Gucci’s current president and CEO just announced that Gucci will indeed go fur-free next year. “Being socially responsible is one of Gucci’s core values, and we will continue to strive to do better for the environment and animals,” Marco Bizzarri, Gucci’s CEO said in and event at London College of Fashion. “With the help do the Humane Society of the United States or HSUS, as well as LAV, (an Italian animal rights organization), Gucci is excited to take this next step and hopes it will help inspire innovation and raise awareness, changing the luxury fashion industry for the better.”


This will then put Gucci under a new policy that would mean, Gucci must not use mink, coyote, raccoon dog, fox, or any other animal bred or caught for their fuel. Last September, Gucci’s Spring-Summer 2018 collection, was actually shown at Milan Fashion week, and it will all be on sale in 2018. This would then mark the brand’s very first collection that will be up for sale without any fur, and all the other items that contains fur on them will be up for auction.
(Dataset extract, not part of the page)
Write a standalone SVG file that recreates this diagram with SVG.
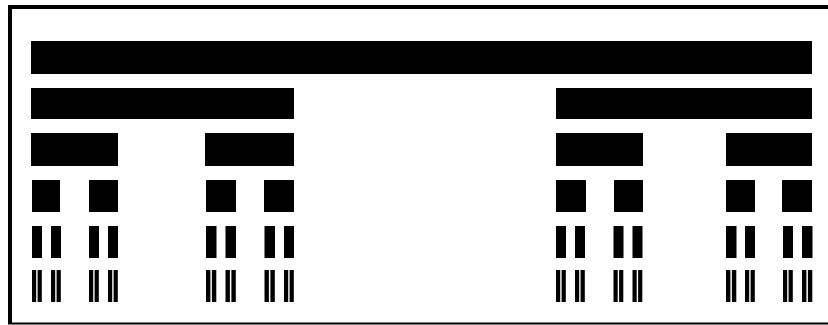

“We commend Gucci’s compassionate decision, and for helping to ensure that the future of fashion is fur-free,” this is a statement released by the president of the Humane Society International, Kitty Block, “Gucci going fur-free is a huge game changer. For this Italian powerhouse to end the use of fur because of the cruelty involved will have a huge ripple effect throughout the world of fashion.”


Gucci definitely not the only luxury brand and of course not the first one to let go of fur, because another Italian designer, Giorgio Armani announced in 2016 that they will also end their use of fur, “Reflecting our attention to the critical issues of protecting and caring for the environment and animals.”

Gucci is known to be one of the most luxurious brands in the world.

Ralph Lauren and Calvin Klein were reportedly let go of fur as well. Which is why many brands for last few years have actually embraced fake fur. Vegetarian fashion guru, Stella McCartney told CNN that, “Real fur is extraordinarily old fashioned. Even if you’re 20 and you’ve got a real fur coats you just look like an old, unaware, unconscious, being in the planet. It’s not relevant it’s not sexy, it’s not fashionable, and it’s not cool.”


More and more luxurious fashion brands at letting go of fur, which is why people are wondering how this would actually affect the fashion industry. In a statement released by Saga Furs, which is the number one Finland-based fur supplier for brands like Fendi, Louis Vuitton, and Versace, they said that fur is actually still in a really high demand. “We’ve had a great 15-year relationship with Gucci, we were sorry to see them go, but we are happy that this is not a Kermit decision. We have spoken to Kering and many other Kering brands will continue using Saga-certified furs,” this is all according to Saga Fur’s head of sustainability, Charlie Ross.

People and organizations that support animal rights are of course ecstatic when Gucci announced that they will no longer use fur for their products. However, most of them are still hoping that this will serve as an example for those other brands to actually stop their usage of fur as well.